2022年10月から社会保険の適用拡大
2016年10月の法改正により、すでに従業員501人以上の企業で働くパート・アルバイトの方は社会保険加入の対象となっています。
そして今回の法改正では
2022年10月から、
次に
2024年10月から
段階的に適用範囲が拡大されることが決定しています。
本項では、社会保険の適用拡大について具体的に変更されるポイントを解説いたします。
(1)対象となる勤め先の規模が変更される
2022年10月より、対象となる勤め先の企業規模の従業員数101人以上の事業所へと適用範囲が拡大されます。
さらに2024年には、この規模が従業員数51人以上の事業所へと変更される予定となっています。
従業員数の「101人以上」や「51人以上」というのは、事業所で働いている人の数ではない点には注意が必要です。
社会保険加入の要件として数えられる従業員数とは、その事業所に所属する厚生年金被保険者の人数となっています。
ポイント※厚生年金の該当人数が何人所属しているのか、定期用外の方は数に入りません。
(2)加入する資格の要件が変更される
501人以上の従業員を雇っている事業所に勤務している人は、以下の要件を全て満たす場合に社会保険加入の対象となります。
・週の所定労働時間20時間以上
・月額賃金88,000円以上
・継続して1年以上の雇用見込み(注意ポイント)
・学生でないこと
2022年10月からは、上記の「1年以上の勤務見込み」という条件が「2ヶ月以上の勤務見込み」へと範囲が拡大されます。

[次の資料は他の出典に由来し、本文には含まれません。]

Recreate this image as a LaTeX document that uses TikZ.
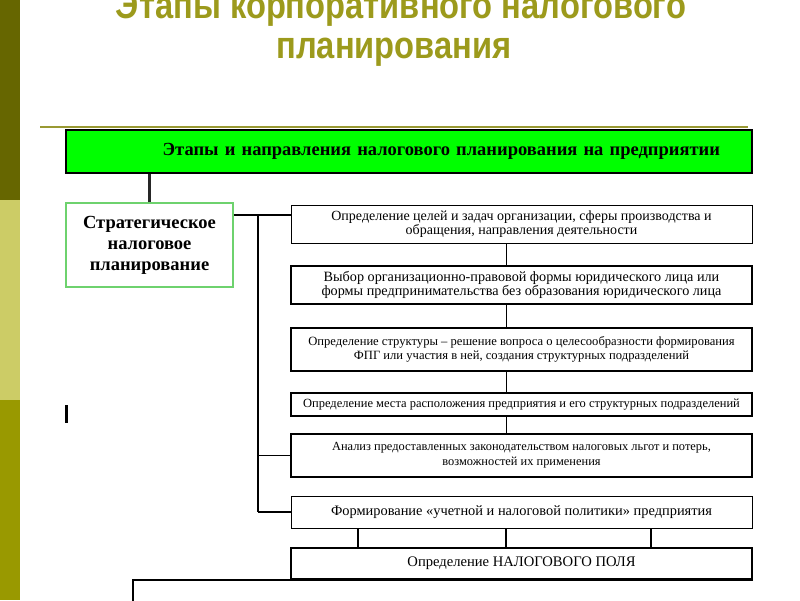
\documentclass[tikz,border=0pt]{standalone}
\usepackage{fontspec}
\setmainfont{Liberation Serif}
\newfontfamily\titrefont[FakeStretch=0.86]{Liberation Sans}
\usepackage{tikz}
\definecolor{olive1}{RGB}{102,102,0}
\definecolor{olive2}{RGB}{204,204,102}
\definecolor{olive3}{RGB}{153,153,0}
\definecolor{titre}{RGB}{156,154,28}
\definecolor{regle}{RGB}{153,153,51}
\definecolor{vert}{RGB}{0,255,0}
\definecolor{vertbord}{RGB}{110,210,110}
\tikzset{
	etpnode/.style = {align=center, inner sep=0pt, text centered},
	etp_titre/.style = {etpnode, anchor=base, text=titre,
		font=\titrefont\bfseries\fontsize{38}{40}\selectfont},% заголовок слайда
	etp_zag/.style = {etpnode, draw=black, fill=vert, line width=1.5pt,
		minimum width=686pt, minimum height=43pt,
		font=\bfseries\fontsize{18.5}{20}\selectfont},% зелёная шапка
	etp_strat/.style = {etpnode, draw=vertbord, line width=1.5pt,
		minimum width=167pt, minimum height=84pt,
		font=\bfseries\fontsize{18.5}{21}\selectfont},% стратегическое
	etp_b/.style = {etpnode, draw=black, line width=1.2pt,
		minimum width=461pt, font=\fontsize{12.6}{14}\selectfont}% этап
}

\begin{document}
\begin{tikzpicture}[x=1pt,y=-1pt,line width=1.2pt]
	\useasboundingbox (0,0) rectangle (800,600);
	\fill[olive1] (0,0) rectangle (20,200);
	\fill[olive2] (0,200) rectangle (20,400);
	\fill[olive3] (0,400) rectangle (20,600);
	\node [etp_titre] (titre1) at (401,18) {Этапы корпоративного налогового};
	\node [etp_titre] (titre2) at (394,58) {планирования};
	\draw[regle, line width=2pt] (40,127) -- (748,127);
	\node [etp_zag, text width=622pt, align=right] (zag) at (409,151.5)
		{Этапы и направления налогового планирования на предприятии};
	\node [etp_strat] (strat) at (149.5,245)
		{Стратегическое\\налоговое\\планирование};
	\node [etp_b] (b1) at (521.5,224) [minimum height=38pt, line width=1pt,
		font=\fontsize{14}{14}\selectfont]
		{Определение целей и задач организации, сферы производства и\\обращения, направления деятельности};
	\node [etp_b] (b2) at (521.5,285) [minimum height=38pt, line width=2pt,
		font=\fontsize{14.2}{14}\selectfont]
		{Выбор организационно-правовой формы юридического лица или\\формы предпринимательства без образования юридического лица};
	\node [etp_b] (b3) at (521.5,349.5) [minimum height=43pt]
		{Определение структуры – решение вопроса о целесообразности формирования\\ФПГ или участия в ней, создания структурных подразделений};
	\node [etp_b] (b4) at (521.5,404.5) [minimum height=23pt, line width=1.6pt,
		font=\fontsize{12.5}{14}\selectfont]
		{Определение места расположения предприятия и его структурных подразделений};
	\node [etp_b] (b5) at (521.5,455.5) [minimum height=43pt, line width=2pt,
		font=\fontsize{12.4}{15}\selectfont]
		{Анализ предоставленных законодательством налоговых льгот и потерь,\\возможностей их применения};
	\node [etp_b] (b6) at (521.5,512) [minimum height=32pt, line width=1pt,
		font=\fontsize{14.4}{15}\selectfont]
		{Формирование «учетной и налоговой политики» предприятия};
	\node [etp_b] (b7) at (521.5,563.5) [minimum height=31pt, line width=2pt,
		font=\fontsize{14.6}{15}\selectfont]
		{Определение НАЛОГОВОГО ПОЛЯ};
	% соединения
	\coordinate (kn) at (258,215);
	\coordinate (ax) at (506,0);
	\coordinate (bas) at (133,603);
	\draw[line width=3pt, black!85] (strat.north) -- (strat.north |- zag.south);
	\draw (strat.east |- kn) -- (b1.west |- kn);
	\draw (kn) -- (kn |- b6.west);
	\draw[line width=1pt] (kn |- b5.west) -- (b5.west);
	\draw[line width=2pt] (kn |- b6.west) -- (b6.west);
	\foreach \h/\n in {b1/b2, b2/b3, b3/b4, b4/b5}
		\draw[line width=1pt] (\h.south -| ax) -- (\n.north -| ax);
	\foreach \x in {358, 506, 651}
		\draw[line width=1.5pt] (b6.south -| \x,0) -- (b7.north -| \x,0);
	\draw[line width=2pt] (b7.south east) -| (bas);
	\draw[line width=3pt] (66,405) -- (66,423);
\end{tikzpicture}
\end{document}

以下にて、2022年10月からの社会保険加入の条件をまとめましたので、ご確認ください。
・従業員数101人以上の事業所に勤務
・週の所定労働時間20時間以上
・月額賃金88,000円以上
・継続して2ヶ月以上の雇用見込み
・学生でないこと
変更のまとめ
対象時期 | 2022年9月末まで | 2022年10月1日から |
事業所従業員数 | 厚生年金被保険者の人数が常時501人以上 | 厚生年金被保険者の人数が常時101人以上 |
労働時間 | 週の所定労働時間20時間以上 | 変更なし |
月額賃金 | 月額賃金88,000円以上 | 変更なし |
雇用期間 | 後続して1年以上の勤務見込み | 継続して2ヶ月以上の雇用見込み |
適用除外対象 | 学生でないこと | 変更なし |
社会保険加入に関する注意点
法改正により社会保険加入者が大幅に増えると、制度についてよく理解できていないケースも増えてくるでしょう。
ここでは社会保険に加入する場合に、注意しておくべきポイントについて解説いたします。
思わぬところで問題が起きないように、ぜひ参考にしてください。
条件を満たす場合は強制加入
社会保険の加入条件を満たしている場合でも、手取り収入が少なくなるなどの理由で、加入をしたくないという場合という方もいるかも知れません。
そのような場合に、社会保険加入を拒否することは可能なのか?
答えは「不可能」です。
要件を満たしている場合には、加入が義務付けられています。
もし加入しなかった場合、事業主は刑事罰を受ける可能性があるので注意しましょう。
加入しなかった労働者側に刑事罰はありませんが、加入していなかった期間に対して最大2年間までのさかのぼって加入する「さかのぼり加入」が適用され、さかのぼった分の保険料をまとめて支払うリスクがあります。
はじめから加入しているのと、さかのぼった分の金額が変わらないので収めている額は同額です。
特に注意が必要なのが【副業やダブルワークの方です】
副業やダブルワークで複数の会社に勤めているという場合は、どの会社の社会保険に加入するのかという問題があります。
結論としては、【加入条件を満たしていれば】ダブルワークをしている両方の企業で社会保険に加入する必要があります。
両方の社会保険に加入するとなると、「健康保険証はどうなるの?2枚必要なの?」と疑問に思いますよね。
答えは、健康保険証が2枚必要になることはありません。
2つの社会保険に加入することになった場合は、どちらの仕事をメインとするかを被保険者自身が決めることができ、健康保険証はメインの会社から発行されます。
まとめ
社会保険は、正社員・パート・アルバイト・派遣社員などの雇用形態に関わらず、条件を満たせば加入しなければなりません。
企業は、まず自社が対象のは範囲になっているのかを確認し、
次にパート・アルバイト・時短勤務者の条件を再度確認していただき、加入の手続きをしっかりと実施してくだい。
特に、ダブルワークの方などには積極的に確認をして手続きを進めてください。